If anyone knows how to be their most confident self, it’s actor Neena Gupta, with her too-cool-for-school style and bindaas attitude. A few years ago, she made an unprecedented move when she publicly asked for work. People lauded her and called her brave. Today she is enjoying her career’s second act and all because she didn’t shy away from tooting her own horn. “Kisi ne bola bada accha kaam kiya aapne, I used to say nahi nahi woh theek hain par yeh aisa kar sakti thi main… Why? Say I am good.”
“It’s not access to finance but control on finance.”
Chetna Gala Sinha has been fighting to provide women with financial independence for decades now, founding India’s first rural women’s bank, Mann Deshi. She recounted an anecdote about a bright young woman, Rupali, who had been financially exploited. But because she kept meticulous detail by using chequebooks, they were able to fight her case. Gala hired her and Rupali helped other women gain confidence in digital banking by suggesting they use biometrics instead of a pin number because a fingerprint was impossible to steal. Gala said, “Our women were saying, it’s not access to finance but control on finance that’s important. They were teaching me, never give poor solutions to poor people.”
“Nobody is going to pick up a book or watch a film because it’s a moral science class. You have to entertain as well.”
It’s very important to know how to navigate serious topics without coming across as pompous. This is something that we at Tweak try to do and it’s something that best-selling author Anuja Chauhan does very well. “That’s the way I try to battle this particular thing and say, oh you have a notion of what sort of books women write? Well, I’m not going to fit in your little box. I can write about anything.”
“First of all use your voice. Pump up the volume.”
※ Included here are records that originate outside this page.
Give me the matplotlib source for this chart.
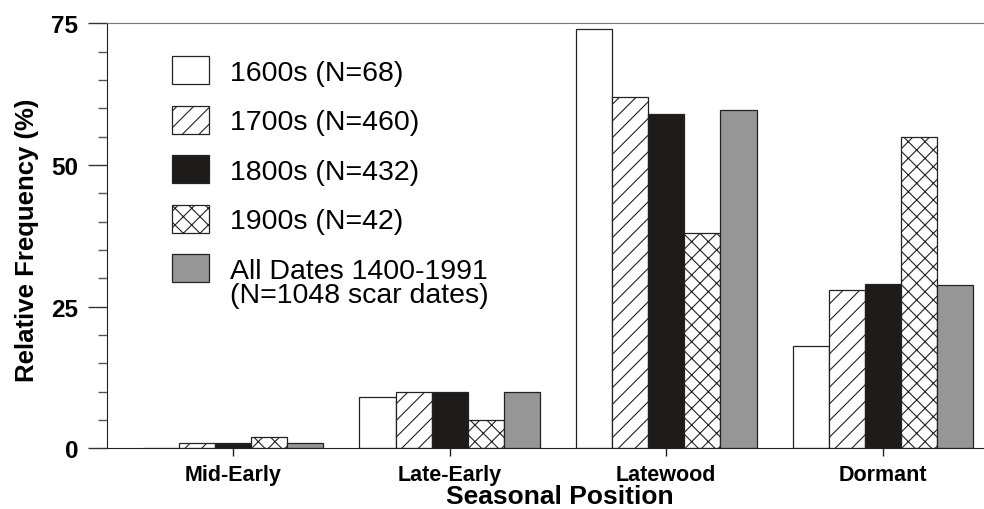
import matplotlib
matplotlib.use('Agg')
import matplotlib.pyplot as plt
import numpy as np

plt.rcParams['font.family'] = ['Liberation Sans', 'DejaVu Sans']
plt.rcParams['hatch.linewidth'] = 0.8

positions = ['Mid-Early', 'Late-Early', 'Latewood', 'Dormant']
freq_1600s = [0, 9, 74, 18]
freq_1700s = [1, 10, 62, 28]
freq_1800s = [1, 10, 59, 29]
freq_1900s = [2, 5, 38, 55]
freq_all = [1, 10, 59.7, 28.8]

series_labels = ['1600s (N=68)', '1700s (N=460)', '1800s (N=432)',
                 '1900s (N=42)', 'All Dates 1400-1991']
series_data = [freq_1600s, freq_1700s, freq_1800s, freq_1900s, freq_all]
fills = ['white', 'white', '#1f1b18', 'white', '#969696']
hatches = [None, '//', None, 'xx', None]

fig = plt.figure(figsize=(9.84, 5.10), dpi=100)
ax = fig.add_axes([107/984, 1-449.3/510, 1-107/984, (449.3-24.3)/510])

x = np.arange(len(positions))
w = 1/6
for i, (vals, lab) in enumerate(zip(series_data, series_labels)):
    ax.bar(x + (i-2)*w, vals, w, color=fills[i], hatch=hatches[i],
           edgecolor='#222222', linewidth=0.9, label=lab)

ax.set_xlim(-0.582, 3.467)
ax.set_ylim(0, 75)
ax.set_yticks([0, 25, 50, 75])
ax.set_yticks(np.arange(0, 76, 5), minor=True)
ax.set_xticks(x)
ax.set_xticklabels(positions, fontsize=15.5, fontweight='bold')
for t in ax.get_yticklabels():
    t.set_fontweight('bold')
ax.tick_params(axis='y', which='major', length=13.7, width=1, color='#333333',
               labelsize=17.5, pad=7)
ax.tick_params(axis='y', which='minor', length=6.8, width=1, color='#555555')
ax.tick_params(axis='x', length=6, width=1, color='#222222', pad=5)

ax.spines['right'].set_visible(False)
ax.spines['top'].set_color('#777777')
ax.spines['left'].set_color('#222222')
ax.spines['bottom'].set_color('#222222')

ax.set_xlabel('Seasonal Position', fontsize=19, fontweight='bold', va='center')
ax.xaxis.set_label_coords((560-107)/877, (449.3-497)/425)
ax.set_ylabel('Relative Frequency (%)', fontsize=18.5, fontweight='bold', va='center')
ax.yaxis.set_label_coords((27-107)/877, (449.3-240)/425)

leg = ax.legend(loc='upper left', bbox_to_anchor=(172/984, 1-57/510),
                bbox_transform=fig.transFigure, frameon=False, fontsize=20.5,
                handlelength=1.3, handleheight=1.16, handletextpad=0.72,
                labelspacing=0.69, borderpad=0, borderaxespad=0)
fig.text(230/984, 1-296/510, '(N=1048 scar dates)', fontsize=20.5,
         va='center', ha='left')

fig.savefig('out.png', dpi=100)
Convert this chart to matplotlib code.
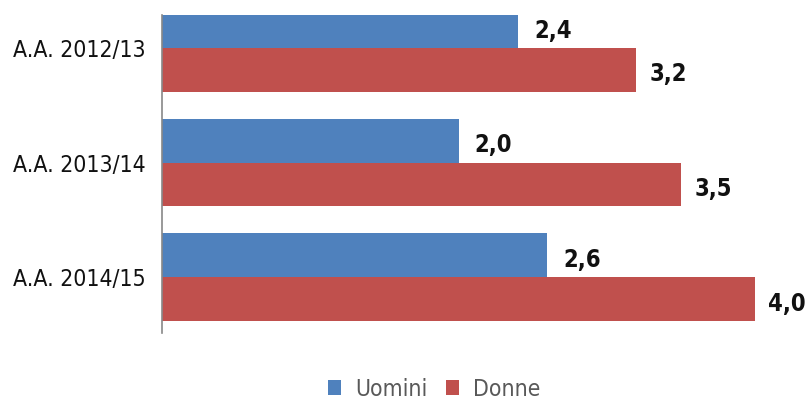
import matplotlib.pyplot as plt
import numpy as np

# Dati
anni = ["A.A. 2012/13", "A.A. 2013/14", "A.A. 2014/15"]
uomini = [2.4, 2.0, 2.6]
donne = [3.2, 3.5, 4.0]

plt.rcParams['font.family'] = ['DejaVu Sans']
plt.rcParams['font.stretch'] = 'condensed'

fig = plt.figure(figsize=(8.08, 4.0), dpi=100)
ax = fig.add_axes([162 / 808, 67 / 400, 646 / 808, 318 / 400])

y = np.arange(len(anni))
h = 0.383
ax.barh(y - h / 2, uomini, height=h, color='#4F81BD', label='Uomini')
ax.barh(y + h / 2, donne, height=h, color='#C0504D', label='Donne')

for i in range(len(anni)):
    ax.text(uomini[i] + 0.11, y[i] - h / 2 + 0.04, f"{uomini[i]:.1f}".replace('.', ','),
            va='center', ha='left', fontsize=17, fontweight='bold', color='#111111')
    ax.text(donne[i] + 0.09, y[i] + h / 2 + 0.04, f"{donne[i]:.1f}".replace('.', ','),
            va='center', ha='left', fontsize=17, fontweight='bold', color='#111111')

ax.set_xlim(0, 646 / 148.25)
ax.set_ylim(2.487, -0.287)
ax.set_yticks(y)
ax.set_yticklabels(anni, fontsize=16.5, color='#111111')
ax.tick_params(axis='y', length=0, pad=12)
ax.set_xticks([])
for s in ['top', 'right', 'bottom']:
    ax.spines[s].set_visible(False)
ax.spines['left'].set_color('#888888')
ax.spines['left'].set_linewidth(1.2)

fig.legend(loc='center', bbox_to_anchor=(434 / 808, 1 - 389 / 400), ncol=2, frameon=False,
           fontsize=16.5, labelcolor='#595959', handlelength=0.6, handleheight=0.6,
           columnspacing=0.8, handletextpad=0.6)

fig.savefig('out.png', dpi=100)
Leeza Mangaldas says, “Growing up, I think we constantly get the message that we have to make ourselves small and quiet. Tone it all down. I think first of all use your voice, pump up the volume.” The pleasure positive digital creator believes that this generational conditioning has hampered our confidence in speaking up about what we want, especially in the sexual health and reproductive rights arena. We are too scared to ask for what we want and express our preferences out of fear of judgement. She says, “I hope that we can use our voices to navigate consent and absolutely feel entitled to expressing ourselves in that.”
“Choose your battles carefully, fight for what is important.”
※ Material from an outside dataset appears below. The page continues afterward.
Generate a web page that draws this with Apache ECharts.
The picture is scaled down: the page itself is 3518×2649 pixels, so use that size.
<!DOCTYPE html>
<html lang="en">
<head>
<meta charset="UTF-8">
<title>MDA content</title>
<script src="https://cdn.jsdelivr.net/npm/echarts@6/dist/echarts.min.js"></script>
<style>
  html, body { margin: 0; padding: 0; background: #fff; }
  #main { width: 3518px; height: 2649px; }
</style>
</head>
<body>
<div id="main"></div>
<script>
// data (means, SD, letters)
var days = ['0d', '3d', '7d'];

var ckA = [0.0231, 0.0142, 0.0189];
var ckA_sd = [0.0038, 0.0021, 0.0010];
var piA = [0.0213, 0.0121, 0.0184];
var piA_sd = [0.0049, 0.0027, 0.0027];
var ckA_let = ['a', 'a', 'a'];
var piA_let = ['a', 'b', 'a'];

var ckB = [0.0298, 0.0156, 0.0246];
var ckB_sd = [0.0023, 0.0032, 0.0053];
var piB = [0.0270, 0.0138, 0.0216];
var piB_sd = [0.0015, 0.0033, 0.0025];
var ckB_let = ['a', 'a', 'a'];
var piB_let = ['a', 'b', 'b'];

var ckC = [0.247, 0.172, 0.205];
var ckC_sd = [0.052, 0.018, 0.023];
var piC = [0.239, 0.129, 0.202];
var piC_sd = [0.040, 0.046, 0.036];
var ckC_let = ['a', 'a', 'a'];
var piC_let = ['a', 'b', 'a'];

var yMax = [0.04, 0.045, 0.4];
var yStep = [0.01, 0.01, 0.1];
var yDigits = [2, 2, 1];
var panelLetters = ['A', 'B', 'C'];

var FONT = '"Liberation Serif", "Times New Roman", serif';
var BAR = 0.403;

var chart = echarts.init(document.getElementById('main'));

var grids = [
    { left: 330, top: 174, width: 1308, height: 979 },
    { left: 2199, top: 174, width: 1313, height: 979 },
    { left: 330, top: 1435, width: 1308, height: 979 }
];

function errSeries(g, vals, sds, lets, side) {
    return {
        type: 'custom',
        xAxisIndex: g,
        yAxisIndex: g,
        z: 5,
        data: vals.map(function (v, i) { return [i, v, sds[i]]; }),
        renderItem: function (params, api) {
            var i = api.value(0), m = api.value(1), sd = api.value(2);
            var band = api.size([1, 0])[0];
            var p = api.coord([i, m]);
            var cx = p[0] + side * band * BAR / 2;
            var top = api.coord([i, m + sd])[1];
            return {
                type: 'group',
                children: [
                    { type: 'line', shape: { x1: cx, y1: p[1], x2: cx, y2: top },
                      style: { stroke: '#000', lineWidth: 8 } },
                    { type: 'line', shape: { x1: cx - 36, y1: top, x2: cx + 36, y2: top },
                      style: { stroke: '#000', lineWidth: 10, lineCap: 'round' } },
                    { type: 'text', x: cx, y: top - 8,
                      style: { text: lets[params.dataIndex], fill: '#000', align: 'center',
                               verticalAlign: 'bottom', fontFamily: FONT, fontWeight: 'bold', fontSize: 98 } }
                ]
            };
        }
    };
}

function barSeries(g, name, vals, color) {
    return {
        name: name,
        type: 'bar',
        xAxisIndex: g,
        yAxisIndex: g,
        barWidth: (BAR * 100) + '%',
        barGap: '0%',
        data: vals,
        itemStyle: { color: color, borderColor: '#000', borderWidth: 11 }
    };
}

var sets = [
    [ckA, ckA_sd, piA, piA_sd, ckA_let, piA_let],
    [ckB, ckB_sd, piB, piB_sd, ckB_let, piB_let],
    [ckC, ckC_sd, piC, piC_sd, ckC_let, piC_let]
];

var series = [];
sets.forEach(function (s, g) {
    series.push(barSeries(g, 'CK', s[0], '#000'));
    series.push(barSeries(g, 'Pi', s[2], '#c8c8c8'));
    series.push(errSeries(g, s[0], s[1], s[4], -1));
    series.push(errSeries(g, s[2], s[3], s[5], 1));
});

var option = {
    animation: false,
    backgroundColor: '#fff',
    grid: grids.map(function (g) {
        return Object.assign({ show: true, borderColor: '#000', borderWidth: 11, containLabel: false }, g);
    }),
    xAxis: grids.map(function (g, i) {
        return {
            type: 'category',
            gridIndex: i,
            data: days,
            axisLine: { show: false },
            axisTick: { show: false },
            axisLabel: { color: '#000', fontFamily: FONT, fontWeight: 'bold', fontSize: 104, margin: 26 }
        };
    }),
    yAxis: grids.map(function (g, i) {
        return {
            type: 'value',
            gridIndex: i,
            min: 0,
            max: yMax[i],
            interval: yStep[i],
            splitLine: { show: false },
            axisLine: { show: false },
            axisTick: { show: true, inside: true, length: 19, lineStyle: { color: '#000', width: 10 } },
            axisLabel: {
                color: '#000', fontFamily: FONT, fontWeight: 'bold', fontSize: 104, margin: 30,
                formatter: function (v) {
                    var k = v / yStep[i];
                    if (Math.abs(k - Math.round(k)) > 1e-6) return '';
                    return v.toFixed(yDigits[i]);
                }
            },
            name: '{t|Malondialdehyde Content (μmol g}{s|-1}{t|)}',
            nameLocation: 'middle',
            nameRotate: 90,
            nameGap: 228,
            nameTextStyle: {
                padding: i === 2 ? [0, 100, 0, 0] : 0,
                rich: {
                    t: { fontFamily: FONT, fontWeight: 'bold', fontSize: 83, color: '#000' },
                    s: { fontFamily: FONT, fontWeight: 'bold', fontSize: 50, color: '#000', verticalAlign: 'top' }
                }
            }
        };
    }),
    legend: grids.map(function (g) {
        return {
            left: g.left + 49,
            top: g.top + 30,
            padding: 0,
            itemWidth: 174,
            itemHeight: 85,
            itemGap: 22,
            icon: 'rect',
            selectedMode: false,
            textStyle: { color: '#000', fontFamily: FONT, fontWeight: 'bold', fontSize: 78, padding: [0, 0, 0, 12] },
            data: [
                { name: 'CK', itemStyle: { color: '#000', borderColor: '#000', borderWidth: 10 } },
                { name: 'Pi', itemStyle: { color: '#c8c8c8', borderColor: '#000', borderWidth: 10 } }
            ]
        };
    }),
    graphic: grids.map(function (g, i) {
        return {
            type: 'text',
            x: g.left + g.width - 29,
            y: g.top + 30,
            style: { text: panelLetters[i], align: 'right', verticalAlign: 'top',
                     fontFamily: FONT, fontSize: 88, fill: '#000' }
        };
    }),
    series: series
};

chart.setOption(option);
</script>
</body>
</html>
When Ananya Tiwari, co-founder of the SwaTaleem Foundation, was in school, her teacher gave her a mantra that has guided her through her life. “If you’re in your house and your parents say don’t wear this, don’t wear that, don’t make your hair in this manner, obey that. But just make sure that your education continues so there you speak up because that is the real thing. So, I kind of started paying less attention to things that can wait because I can do those things now.”
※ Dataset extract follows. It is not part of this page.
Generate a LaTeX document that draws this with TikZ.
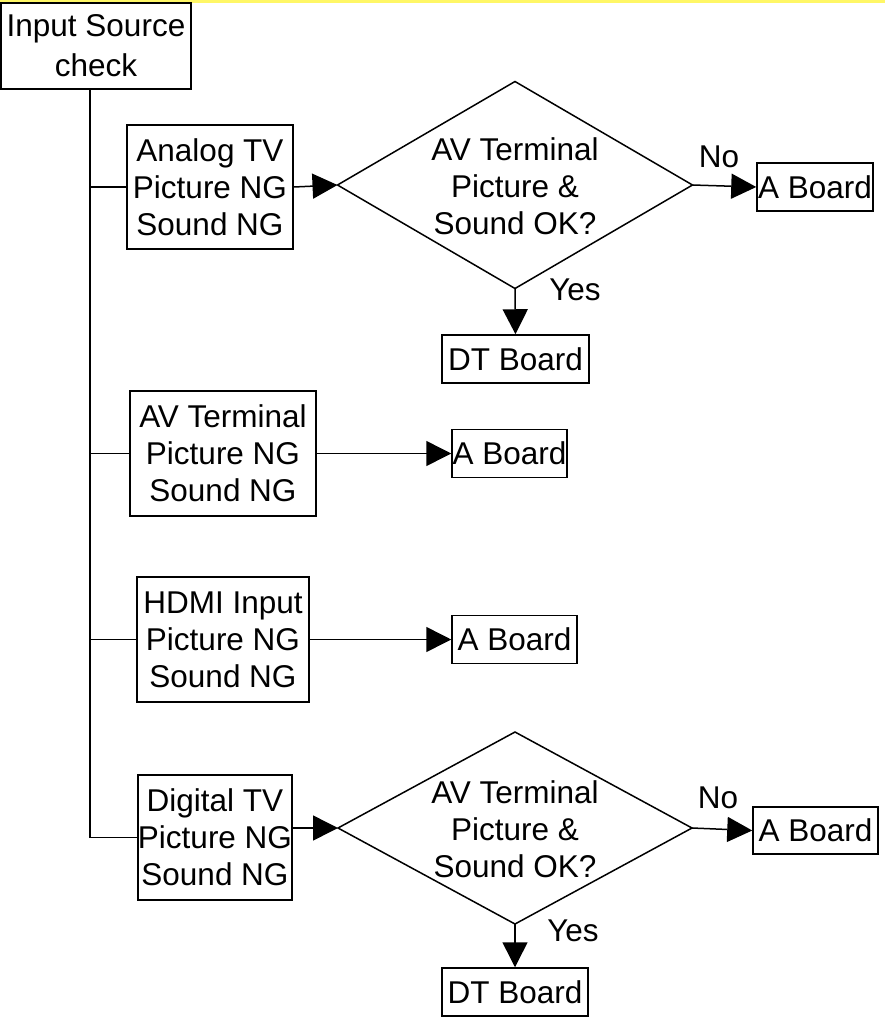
\documentclass[tikz,border=0pt]{standalone}
\usepackage{fontspec}
\setmainfont{Liberation Sans}
\usetikzlibrary{shapes.geometric,arrows.meta}
\begin{document}
\begin{tikzpicture}[x=1pt,y=-1pt,
  font=\fontsize{31.5}{37}\selectfont,
  box/.style={draw,line width=1.5pt,inner sep=0pt,align=center,minimum width=#1},
  dec/.style={draw,diamond,line width=1.5pt,inner sep=0pt,outer sep=0pt},
  dtext/.style={inner sep=0pt,align=center},
  conn/.style={line width=1.5pt},
  arr/.style={line width=1.5pt,-{Triangle[length=25pt,width=25pt]}},
  lbl/.style={inner sep=0pt}]
\useasboundingbox (0,0) rectangle (885,1023);
\fill[yellow!60] (0,0) rectangle (885,3);
% start
\node[box=190pt,minimum height=86pt,font=\fontsize{31.5}{40}\selectfont] (in) at (96,46) {Input Source\\check};
\coordinate (trunk) at (90,89);
% analog
\node[box=166pt,minimum height=124pt] (a1) at (210,187) {Analog TV\\Picture NG\\Sound NG};
\node[dec,minimum width=355pt,minimum height=207pt] (d1) at (515,185) {};
\node[dtext] (d1t) at (515,186) {AV Terminal\\Picture \&\\Sound OK?};
\node[box=116pt,minimum height=48pt] (ab1) at (815,187) {A Board};
\node[box=147pt,minimum height=48pt] (dt1) at (515.5,359) {DT Board};
% av
\node[box=186pt,minimum height=125pt] (av) at (223,453.5) {AV Terminal\\Picture NG\\Sound NG};
\node[box=115pt,minimum height=48pt] (ab2) at (509.5,453.5) {A Board};
% hdmi
\node[box=172pt,minimum height=125pt] (hd) at (223,639.5) {HDMI Input\\Picture NG\\Sound NG};
\node[box=125pt,minimum height=48pt] (ab3) at (514.5,639.5) {A Board};
% digital
\node[box=154pt,minimum height=125pt] (dg) at (215,837.5) {Digital TV\\Picture NG\\Sound NG};
\node[dec,minimum width=354pt,minimum height=192pt] (d2) at (515,828) {};
\node[dtext] (d2t) at (515,829) {AV Terminal\\Picture \&\\Sound OK?};
\node[box=125pt,minimum height=47pt] (ab4) at (815.5,830.5) {A Board};
\node[box=146pt,minimum height=48pt] (dt2) at (515,992) {DT Board};
% labels
\node[lbl] (no1) at (719,157) {No};
\node[lbl] (yes1) at (575,290) {Yes};
\node[lbl] (no2) at (718,798) {No};
\node[lbl] (yes2) at (573,931) {Yes};
% connectors
\draw[conn] (trunk) |- (dg.west);
\draw[conn] (a1.west -| trunk) -- (a1.west);
\draw[conn] (av.west -| trunk) -- (av.west);
\draw[conn] (hd.west -| trunk) -- (hd.west);
\draw[arr] (a1.east) -- (d1.west);
\draw[arr] (d1.east) -- (ab1.west);
\draw[arr] (d1.south) -- (dt1.north);
\draw[arr] (av.east) -- (ab2.west);
\draw[arr] (hd.east) -- (ab3.west);
\draw[arr] (dg.east |- d2.west) -- (d2.west);
\draw[arr] (d2.east) -- (ab4.west);
\draw[arr] (d2.south) -- (dt2.north);
\end{tikzpicture}
\end{document}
“A voice is only as potent and inspirational as the accomplishment of its source.”
We’ve all faced metaphorical mountains but Tashi Malik and Nungshi Malik have scaled physical peaks. The Everest Twins have never let anyone tell them what they can or cannot do. They know how to wield their voice, like a magic wand, to make an impact. Nungshi Malik says, “A voice is only as potent and inspirational as the accomplishment of its source and that voice gets traction when backed by others. That’s from a personal experience such as ours. So, on one hand, I think what women should do is we should constantly raise our bar in whatever we are doing and on the other, let’s actively support and make each other’s work visible.”
“We have to just unburden ourselves from the expectation of others.”
Huma Qureshi knows what it’s like to bear the weight of others’ expectations. “I think a lot of conversations have today is about like how we judge ourselves because we’ve been conditioned to think of ourselves a certain way. Our achievements, our choices, our lifestyle, our morality.” The award-winning actor believes that these harsh expectations are even depicted in the kind of movies our industry churns out. She goes on to say, “Even in the films that we make, either we put women on a pedestal or they are vamps. So I feel like we have to unburden ourselves from this idea of what it is to be a woman.”
“I think you can break the myth, only if you get confidence.”
When Sapna Chadha, VP of marketing India and Southeast Asia for Google, got an opportunity to advance her career she hesitated to ask her husband if he would move across the world with her. She had always seen women uprooting their lives and moving for their husband’s careers, never the opposite. But confidence was the key. Chadha says, “I didn’t have any examples of this happening and I brought it up with him and he was like yeah, why not, let’s go. And so, I think you can break the myth only if you get the confidence.”